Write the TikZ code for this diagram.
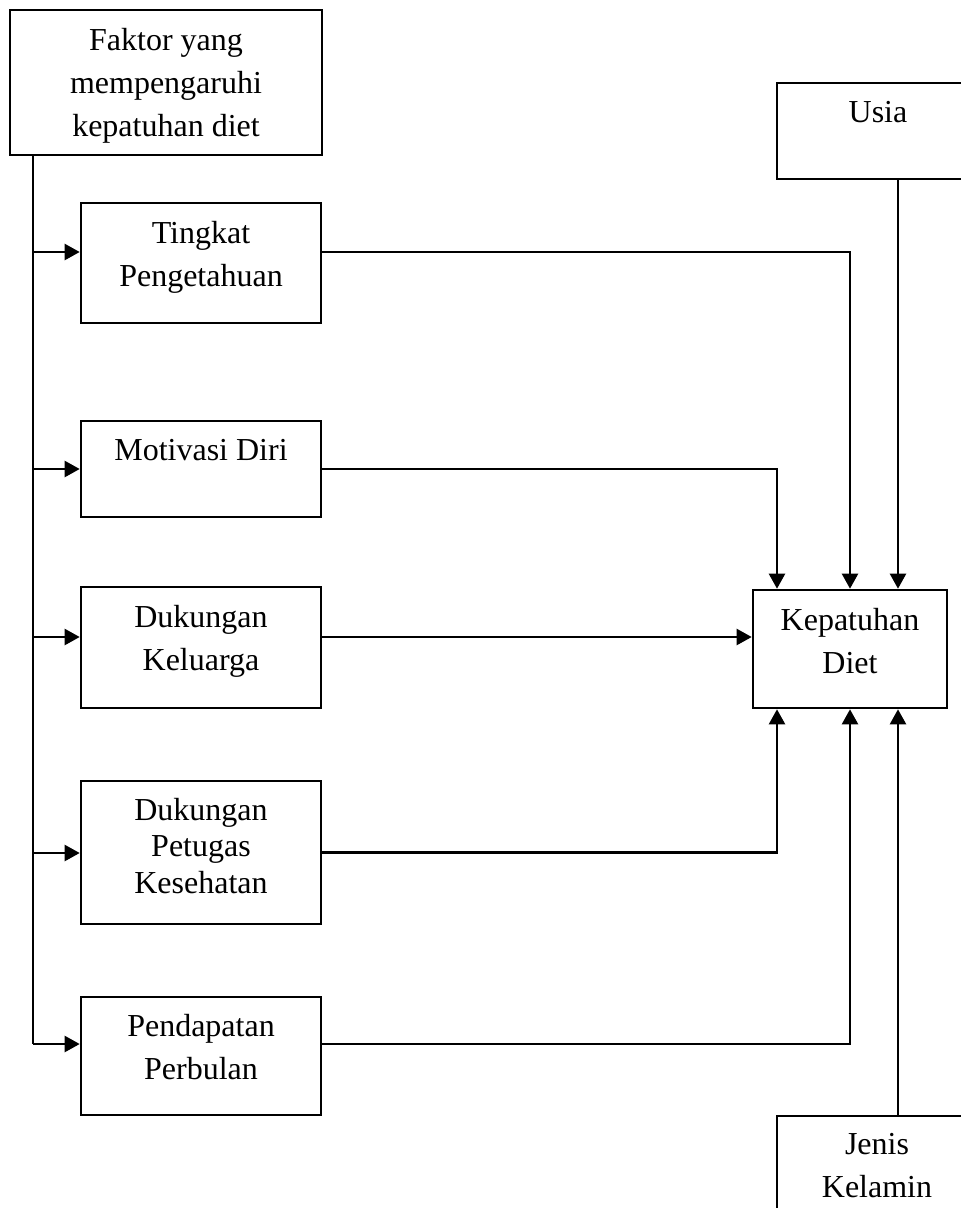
\documentclass[tikz,border=0pt]{standalone}
\usepackage{fontspec}
\setmainfont{Liberation Serif}
\usetikzlibrary{arrows.meta,positioning}
\begin{document}
    \begin{tikzpicture}[
        x = 1pt,
        y = -1pt,
        box/.style = {draw, line width=2.6pt, inner sep=0pt},
        lbl/.style = {inner sep=0pt, align=center, font=\fontsize{32}{43}\selectfont},
        line/.style = {line width=2.3pt},
        arr/.style = {line width=2.3pt, -{Triangle[length=15pt,width=16pt]}}
    ]
        \clip (0,0) rectangle (961,1208);
        % boxes
        \node[box, minimum width=312pt, minimum height=145pt] (faktor) at (166,82.5) {};
        \node[box, minimum width=240pt, minimum height=120pt] (tingkat) at (201,263) {};
        \node[box, minimum width=240pt, minimum height=96pt] (motivasi) at (201,469) {};
        \node[box, minimum width=240pt, minimum height=121pt] (keluarga) at (201,647.5) {};
        \node[box, minimum width=240pt, minimum height=143pt] (petugas) at (201,852.5) {};
        \node[box, minimum width=240pt, minimum height=118pt] (pendapatan) at (201,1056) {};
        \node[box, minimum width=194pt, minimum height=118pt] (kepatuhan) at (850,649) {};
        \node[box, minimum width=202pt, minimum height=96pt] (usia) at (878,131) {};
        \node[box, minimum width=200pt, minimum height=120pt] (jenis) at (877,1176) {};
        % texts
        \node[lbl, below=11pt of faktor.north] {\strut Faktor yang\\mempengaruhi\\kepatuhan diet};
        \node[lbl, below=11pt of tingkat.north] {\strut Tingkat\\Pengetahuan};
        \node[lbl, below=10pt of motivasi.north] {\strut Motivasi Diri};
        \node[lbl, below=11pt of keluarga.north] {\strut Dukungan\\Keluarga};
        \node[lbl, below=15pt of petugas.north, font=\fontsize{32}{36.5}\selectfont] {\strut Dukungan\\Petugas\\Kesehatan};
        \node[lbl, below=10pt of pendapatan.north] {\strut Pendapatan\\Perbulan};
        \node[lbl, below=11pt of kepatuhan.north] {\strut Kepatuhan\\Diet};
        \node[lbl, below=10pt of usia.north] {\strut Usia};
        \node[lbl, below=9pt of jenis.north] {\strut Jenis\\Kelamin};
        % connectors
        \coordinate (spinetop) at (33,155);
        \coordinate (spinebot) at (33,1044);
        \draw[line] (spinetop) -- (spinebot);
        \foreach \n/\y in {tingkat/252, motivasi/469, keluarga/637, petugas/853, pendapatan/1044}
            \draw[arr] (spinetop |- 0,\y) -- (\n.west |- 0,\y);
        \draw[arr] (tingkat.east |- 0,252) -| (kepatuhan.north);
        \draw[arr] (motivasi.east) -| (kepatuhan.north -| 777,0);
        \draw[arr] (keluarga.east |- 0,637) -- (kepatuhan.west |- 0,637);
        \draw[arr] (petugas.east) -| (kepatuhan.south -| 777,0);
        \draw[arr] (pendapatan.east |- 0,1044) -| (kepatuhan.south);
        \draw[arr] (usia.south -| 898,0) -- (kepatuhan.north -| 898,0);
        \draw[arr] (jenis.north -| 898,0) -- (kepatuhan.south -| 898,0);
    \end{tikzpicture}
\end{document}
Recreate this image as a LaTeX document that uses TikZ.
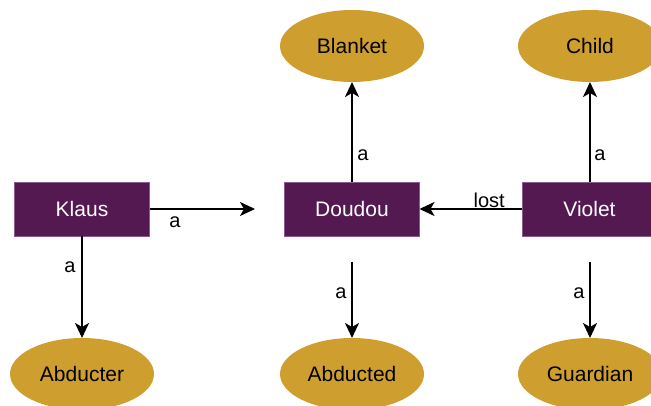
\documentclass[tikz,border=0pt]{standalone}
\usepackage{fontspec}
\setmainfont{Liberation Sans}
\usetikzlibrary{arrows.meta,shapes.geometric}
\definecolor{boxpurple}{RGB}{83,25,80}
\definecolor{boxedge}{RGB}{140,90,140}
\definecolor{ovalgold}{RGB}{206,159,46}
\tikzset{
  entity/.style={rectangle, fill=boxpurple, draw=boxedge, line width=0.6pt,
    minimum width=135pt, minimum height=54pt, inner sep=0pt, outer sep=0pt,
    text=white, font=\fontsize{21}{25}\selectfont},
  concept/.style={ellipse, fill=ovalgold, draw=none, minimum width=144pt,
    minimum height=72pt, inner sep=0pt, outer sep=0pt, text=black,
    font=\fontsize{21}{25}\selectfont},
  rel/.style={line width=2pt, -{Stealth[length=15pt,width=14pt,inset=4pt]}},
  lbl/.style={font=\fontsize{20}{24}\selectfont, inner sep=0pt, text=black}
}
\begin{document}
\begin{tikzpicture}[x=1pt,y=-1pt]
\useasboundingbox (0,0) rectangle (651,406);
\clip (0,0) rectangle (651,406);
\node[entity] (klaus) at (82,209) {Klaus};
\node[entity] (doudou) at (352,209) {Doudou};
\node[entity] (violet) at (589.5,209) {Violet};
\node[concept] (blanket) at (352,46) {Blanket};
\node[concept] (child) at (590,46) {Child};
\node[concept] (abducter) at (82,374) {Abducter};
\node[concept] (abducted) at (352,374) {Abducted};
\node[concept] (guardian) at (590,374) {Guardian};
\coordinate (kend) at (255,209);
\coordinate (dstart) at (352,262);
\coordinate (vstart) at (590,262);
\draw[rel] (klaus.east) -- node[lbl, pos=0.24, yshift=-13pt] {a} (kend);
\draw[rel] (klaus.south) -- node[lbl, pos=0.31, xshift=-12pt] {a} (abducter.north);
\draw[rel] (doudou.north) -- node[lbl, pos=0.27, xshift=11pt] {a} (blanket.south);
\draw[rel] (violet.north -| child.south) -- node[lbl, pos=0.27, xshift=10pt] {a} (child.south);
\draw[rel] (violet.west) -- node[lbl, pos=0.32, yshift=9pt] {lost} (doudou.east);
\draw[rel] (dstart) -- node[lbl, pos=0.41, xshift=-11pt] {a} (abducted.north);
\draw[rel] (vstart) -- node[lbl, pos=0.41, xshift=-11pt] {a} (guardian.north);
\end{tikzpicture}
\end{document}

+++++

Omitting all images, retype each line of the records precisely.

Write the TikZ code for this diagram.
\documentclass[tikz,border=0pt]{standalone}
\usepackage{fontspec}
\setmainfont{Liberation Serif}
\usetikzlibrary{arrows.meta,positioning}
\begin{document}
    \begin{tikzpicture}[
        x = 1pt,
        y = -1pt,
        box/.style = {draw, line width=2.6pt, inner sep=0pt},
        lbl/.style = {inner sep=0pt, align=center, font=\fontsize{32}{43}\selectfont},
        line/.style = {line width=2.3pt},
        arr/.style = {line width=2.3pt, -{Triangle[length=15pt,width=16pt]}}
    ]
        \clip (0,0) rectangle (961,1208);
        % boxes
        \node[box, minimum width=312pt, minimum height=145pt] (faktor) at (166,82.5) {};
        \node[box, minimum width=240pt, minimum height=120pt] (tingkat) at (201,263) {};
        \node[box, minimum width=240pt, minimum height=96pt] (motivasi) at (201,469) {};
        \node[box, minimum width=240pt, minimum height=121pt] (keluarga) at (201,647.5) {};
        \node[box, minimum width=240pt, minimum height=143pt] (petugas) at (201,852.5) {};
        \node[box, minimum width=240pt, minimum height=118pt] (pendapatan) at (201,1056) {};
        \node[box, minimum width=194pt, minimum height=118pt] (kepatuhan) at (850,649) {};
        \node[box, minimum width=202pt, minimum height=96pt] (usia) at (878,131) {};
        \node[box, minimum width=200pt, minimum height=120pt] (jenis) at (877,1176) {};
        % texts
        \node[lbl, below=11pt of faktor.north] {\strut Faktor yang\\mempengaruhi\\kepatuhan diet};
        \node[lbl, below=11pt of tingkat.north] {\strut Tingkat\\Pengetahuan};
        \node[lbl, below=10pt of motivasi.north] {\strut Motivasi Diri};
        \node[lbl, below=11pt of keluarga.north] {\strut Dukungan\\Keluarga};
        \node[lbl, below=15pt of petugas.north, font=\fontsize{32}{36.5}\selectfont] {\strut Dukungan\\Petugas\\Kesehatan};
        \node[lbl, below=10pt of pendapatan.north] {\strut Pendapatan\\Perbulan};
        \node[lbl, below=11pt of kepatuhan.north] {\strut Kepatuhan\\Diet};
        \node[lbl, below=10pt of usia.north] {\strut Usia};
        \node[lbl, below=9pt of jenis.north] {\strut Jenis\\Kelamin};
        % connectors
        \coordinate (spinetop) at (33,155);
        \coordinate (spinebot) at (33,1044);
        \draw[line] (spinetop) -- (spinebot);
        \foreach \n/\y in {tingkat/252, motivasi/469, keluarga/637, petugas/853, pendapatan/1044}
            \draw[arr] (spinetop |- 0,\y) -- (\n.west |- 0,\y);
        \draw[arr] (tingkat.east |- 0,252) -| (kepatuhan.north);
        \draw[arr] (motivasi.east) -| (kepatuhan.north -| 777,0);
        \draw[arr] (keluarga.east |- 0,637) -- (kepatuhan.west |- 0,637);
        \draw[arr] (petugas.east) -| (kepatuhan.south -| 777,0);
        \draw[arr] (pendapatan.east |- 0,1044) -| (kepatuhan.south);
        \draw[arr] (usia.south -| 898,0) -- (kepatuhan.north -| 898,0);
        \draw[arr] (jenis.north -| 898,0) -- (kepatuhan.south -| 898,0);
    \end{tikzpicture}
\end{document}
Recreate this image as a LaTeX document that uses TikZ.
\documentclass[tikz,border=0pt]{standalone}
\usepackage{fontspec}
\setmainfont{Liberation Sans}
\usetikzlibrary{arrows.meta,shapes.geometric}
\definecolor{boxpurple}{RGB}{83,25,80}
\definecolor{boxedge}{RGB}{140,90,140}
\definecolor{ovalgold}{RGB}{206,159,46}
\tikzset{
  entity/.style={rectangle, fill=boxpurple, draw=boxedge, line width=0.6pt,
    minimum width=135pt, minimum height=54pt, inner sep=0pt, outer sep=0pt,
    text=white, font=\fontsize{21}{25}\selectfont},
  concept/.style={ellipse, fill=ovalgold, draw=none, minimum width=144pt,
    minimum height=72pt, inner sep=0pt, outer sep=0pt, text=black,
    font=\fontsize{21}{25}\selectfont},
  rel/.style={line width=2pt, -{Stealth[length=15pt,width=14pt,inset=4pt]}},
  lbl/.style={font=\fontsize{20}{24}\selectfont, inner sep=0pt, text=black}
}
\begin{document}
\begin{tikzpicture}[x=1pt,y=-1pt]
\useasboundingbox (0,0) rectangle (651,406);
\clip (0,0) rectangle (651,406);
\node[entity] (klaus) at (82,209) {Klaus};
\node[entity] (doudou) at (352,209) {Doudou};
\node[entity] (violet) at (589.5,209) {Violet};
\node[concept] (blanket) at (352,46) {Blanket};
\node[concept] (child) at (590,46) {Child};
\node[concept] (abducter) at (82,374) {Abducter};
\node[concept] (abducted) at (352,374) {Abducted};
\node[concept] (guardian) at (590,374) {Guardian};
\coordinate (kend) at (255,209);
\coordinate (dstart) at (352,262);
\coordinate (vstart) at (590,262);
\draw[rel] (klaus.east) -- node[lbl, pos=0.24, yshift=-13pt] {a} (kend);
\draw[rel] (klaus.south) -- node[lbl, pos=0.31, xshift=-12pt] {a} (abducter.north);
\draw[rel] (doudou.north) -- node[lbl, pos=0.27, xshift=11pt] {a} (blanket.south);
\draw[rel] (violet.north -| child.south) -- node[lbl, pos=0.27, xshift=10pt] {a} (child.south);
\draw[rel] (violet.west) -- node[lbl, pos=0.32, yshift=9pt] {lost} (doudou.east);
\draw[rel] (dstart) -- node[lbl, pos=0.41, xshift=-11pt] {a} (abducted.north);
\draw[rel] (vstart) -- node[lbl, pos=0.41, xshift=-11pt] {a} (guardian.north);
\end{tikzpicture}
\end{document}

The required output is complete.